Max Headroom was a pretty big deal during the mid-eighties, and many thought he was a computer generated creation when he was, of course, Matt Frewer in makeup. He was a personality who seemed futuristic in an age when technology was running ahead, perfect for the decade's obsession with all things computer. Created by Rocky Morton and Annabel Jankel, to introduce him to the world he was given this hour-long TV movie which set him in a cyberpunk environment.

Scripted by Steve Roberts, who had earlier directed Viv Stanshall's Sir Henry at Rawlinson's End, if nothing else this production was one of the better depictions of the dystopian future to hit TV, with the networks ruling the land and the populace sitting in the ruins of society, fed whatever product that happens to come through the screen. Nowadays, the film has a pleasingly retro look, with its videocassettes and cathode ray TV sets, and Edison's camera looks cumbersomely huge compared to the video cameras we can get these days.

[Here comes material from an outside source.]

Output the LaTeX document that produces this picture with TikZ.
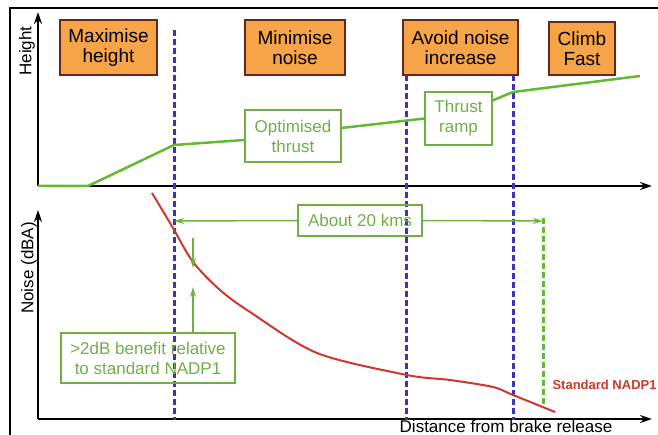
\documentclass[tikz,border=0pt]{standalone}
\usepackage{fontspec}
\setmainfont{Liberation Sans}
\usepackage{xcolor}
\usetikzlibrary{arrows.meta, positioning}
\definecolor{phaseorange}{RGB}{246,164,72}
\definecolor{phaseedge}{RGB}{100,40,30}
\definecolor{linegreen}{RGB}{100,185,50}
\definecolor{notegreen}{RGB}{110,175,70}
\definecolor{divblue}{RGB}{60,50,190}
\definecolor{noisered}{RGB}{205,55,45}
\tikzstyle{phase} = [rectangle, 
minimum height=55pt, 
text centered, 
align=center, 
draw=phaseedge, 
line width=1.2pt, 
fill=phaseorange, 
font=\fontsize{19}{20}\selectfont]
\tikzstyle{note} = [rectangle, 
text centered, 
align=center, 
draw=notegreen, 
line width=1.2pt, 
text=notegreen, 
font=\fontsize{17}{20}\selectfont]
\tikzstyle{axislabel} = [font=\fontsize{17}{20}\selectfont]
\tikzstyle{axis} = [line width=2pt,-{Stealth[length=12pt,width=8pt]}]
\tikzstyle{divider} = [draw=divblue, line width=3pt, dash pattern=on 6pt off 3pt]
\tikzstyle{profile} = [draw=linegreen, line width=2.5pt]
\tikzstyle{noise} = [draw=noisered, line width=2pt]
\tikzstyle{arrow} = [draw=notegreen, line width=1.5pt,-{Stealth[length=10pt,width=6pt]}]

\begin{document}
\begin{tikzpicture}[x=1pt, y=-1pt]
  \useasboundingbox (0,0) rectangle (658,435);
  \draw [line width=2pt] (10,435) -- (10,8) -- (658,8);

  % phases
  \node (maxh) [phase, minimum width=97pt] at (108.5,47.5) {Maximise\\height};
  \node (minn) [phase, minimum width=100pt] at (295,47.5) {Minimise\\noise};
  \node (avoid) [phase, minimum width=115pt] at (460.5,47.5) {Avoid noise\\increase};
  \node (climb) [phase, minimum width=66pt, minimum height=53pt] at (582,48.5) {Climb\\Fast};

  % axes
  \coordinate (o1) at (38,186);
  \coordinate (o2) at (38,419);
  \draw [axis] (o1) -- (38,12);
  \draw [axis] (o1) -- (652,186);
  \draw [axis] (o2) -- (38,210);
  \draw [axis] (o2) -- (652,419);
  \node (hlabel) [axislabel, rotate=90] at (27,51) {Height};
  \node (nlabel) [axislabel, rotate=90] at (29,268) {Noise (dBA)};
  \node (dlabel) [axislabel, anchor=base, inner sep=0pt] at (506,432) {Distance from brake release};

  % dividers
  \draw [divider] (174,30) -- (174,420);
  \draw [divider] (406,75) -- (406,420);
  \draw [divider] (513,75) -- (513,420);
  \draw [divider, draw=linegreen] (543,218) -- (543,408);

  % notes
  \node (opt) [note, minimum width=96pt, minimum height=52pt] at (293,136) {Optimised\\thrust};
  \node (ramp) [note, minimum width=67pt, minimum height=53pt] at (458.5,118.5) {Thrust\\ramp};
  \node (kms) [note, minimum width=124pt, minimum height=31pt] at (360,220.5) {About 20 kms};
  \node (gain) [note, minimum width=174pt, minimum height=50pt] at (148,358) {>2dB benefit relative\\to standard NADP1};

  % height profile
  \draw [profile] (o1) -- (88,186) -- (174,145) -- ([yshift=-4pt]opt.west);
  \draw [profile] ([yshift=8pt]opt.east) -- (ramp.west);
  \draw [profile] ([yshift=18pt]ramp.east) -- (513,92) -- (640,76);

  % noise profile
  \draw [noise] plot [smooth, tension=0.5] coordinates {(152,193) (173,228) (193,262) (220,290) (250,312) (317,353) (407,375) (450,380) (493,387) (513,395) (555,412)};
  \node (nadp) [anchor=base west, text=noisered, font=\bfseries\fontsize{13}{13}\selectfont] at (549,389) {Standard NADP1};

  % distance and benefit
  \coordinate (kmsl) at (174,221);
  \coordinate (kmsr) at (543,221);
  \draw [arrow] (kms.west) -- (kmsl);
  \draw [arrow] (kms.east) -- (kmsr);
  \coordinate (gtop) at (193,238);
  \coordinate (gdown) at (193,268);
  \coordinate (gup) at (193,287);
  \draw [arrow] (gtop) -- (gdown);
  \draw [arrow] (gain.north -| gup) -- (gup);

\end{tikzpicture}
\end{document}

Network 23 represents the corporations that most right on people were suspicious of in the eighties, and their secret is a neatly satirical one. They have devised the "blipverts", three-second advertisments that compress all the information of a normal commercial into a short burst, to prevent the viewers from switching over during the breaks. But oh dear, it has a side effect on the more inactive members of society: if you're a couch potato, the energy your brain takes to process the blipvert might well cause your body to explode.

Edison is getting too close to the truth, so he must be eliminated as the head of the network (Nickolas Grace) decides, but his boy genius Bryce (Paul Spurrier) implements the plan. With Edison half dead after a motorcycle "accident" Bryce creates a computer generated version of him, Max Headroom, named after the words on the barrier that Edison saw before it knocked his lights out: "Max Headroom 2.3m". But here's the thing, in amongst all the conspiracy and computer graphics, the title character is a little lost, in fact he barely appears which is a pity because he was so inspired. At the end of the film, Max is part of a pirate TV station zooming off into the sunset, but in reality he was headed for his own short lived science fiction series, a chat show, advertising and breaking into Chicago TV signals before the novelty wore off. Music by Midge Ure and Chris Cross.